Я никогда не видела, как Алеша пишет стихи. Они возникали сами собой, будто появляясь из воздуха, из пыли, из дождя, из ласкового света дня, из мерцания моря, из шороха капель, стекавших по крыше над головой. Сама материализация их на бумаге была чудесна. Вдруг, откуда ни возьмись, появлялся листок со стихотворением. Строки были написаны его крупным, квадратным, прямым почерком, почти без помарок. Редкие правки превращались в цветок, или в солнышко, или в зверя. Или, конечно, в сердечко. Глядя на это волшебство, я все думала: откуда у этого мягкого, податливого, ласкового, летучего, сладостного, уютного человека такой твердый волевой почерк? В этом почерке была твердость не только профессионального художника графика. В нем была прямая демонстрация воли, вернее своеволия человека, хоть и полагавшего себя верующим, но внутренне считавшего, что все дозволено, чего бы он ни пожелал. Человека, воображавшего, что сила его воли и власть его над самим собой таковы, что, опустившись на самое дно, ему ничего не стоит тут же подняться на самые высоты, отринуть соблазны, остаться незапятнанным, умирать и воскресать без конца. Человека, который мог легко прослезиться над сентиментальной строчкой коллеги-поэта, и тут же настоять на своем с твердостью и неуправимостью горы, которая не идет ни к какому Магомету.

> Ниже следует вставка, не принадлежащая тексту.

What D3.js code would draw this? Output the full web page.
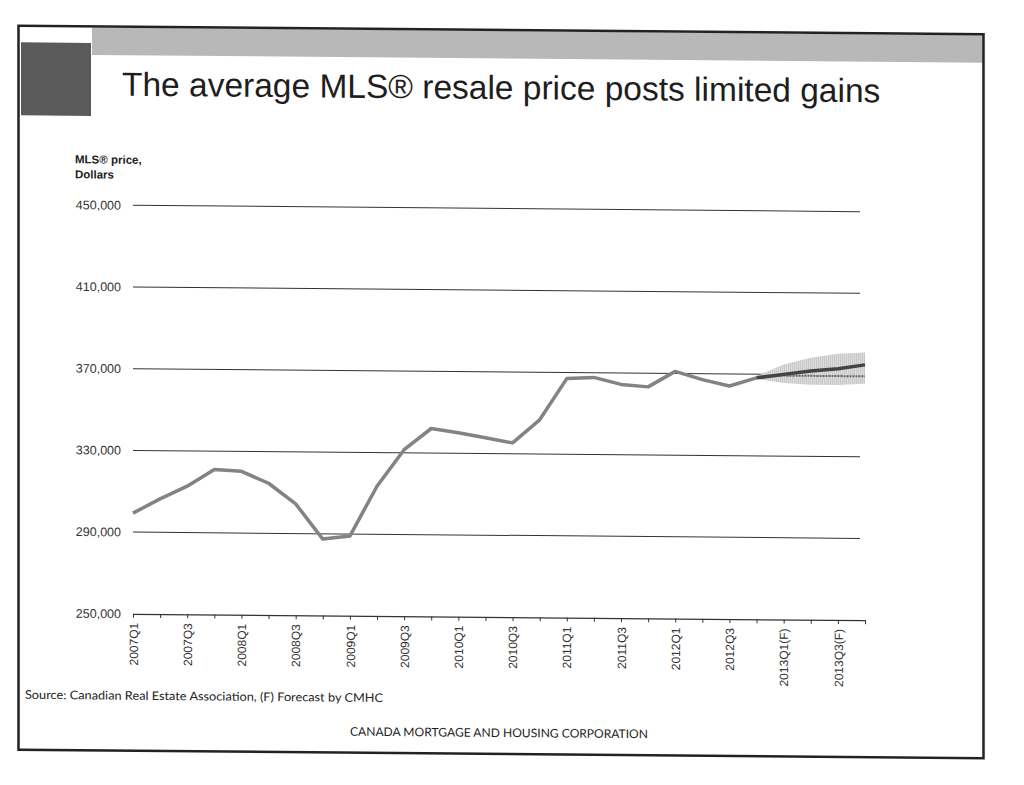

Несмотря на волшебство рождения его стихотворений, для появления некоторых из них, не экзистенциальных, возникавших сами собой, поскольку они были стихия, в которой он жил, и которой питался, и которая питала его, а других, связанных с внешним миром, его воображение нуждалось и в некоей иной пище, которая позволяла ему преодолеть то, о чем он сам говорил: «Апатия – самая сильная страсть». Эти вполне реальные и мощные импульсы, поражающие его поэтический мозг, были самыми разнообразными. Это могли быть не только переживаемые чувства, ощущения и желания, но и разные, в общем случайные впечатления – от человека, от обстановки, от оброненного кем-то слова, от поразившего его на минуту зрелища, отложившегося где-то в памяти и не заслоненного, а скорее даже заостренного, ласково именуемой им «водочкой», шумной компанией и прочими, гораздо более интенсивными раздражителями. Множество раз я оказывалась свидетельницей, участницей, поводырем, а отчасти предметом, инструментом и предлогом этого волшебства. Один художник назвал меня недавно его «музой», но вся штука в том и состоит, что решительно ни в каких музах этот поэт не нуждался, и, как известно, сиренам предпочитал дракона. В середине 1970-х годов я старалась правдами и неправдами, хотя бы изредка, попадать из-за границы в Москву. Сложность, трудность, унизительность, бесчеловечные условия этих кратких и горьких поездок были уже описаны мной в воспоминаниях о близкой подруге, и повторяться здесь я не буду.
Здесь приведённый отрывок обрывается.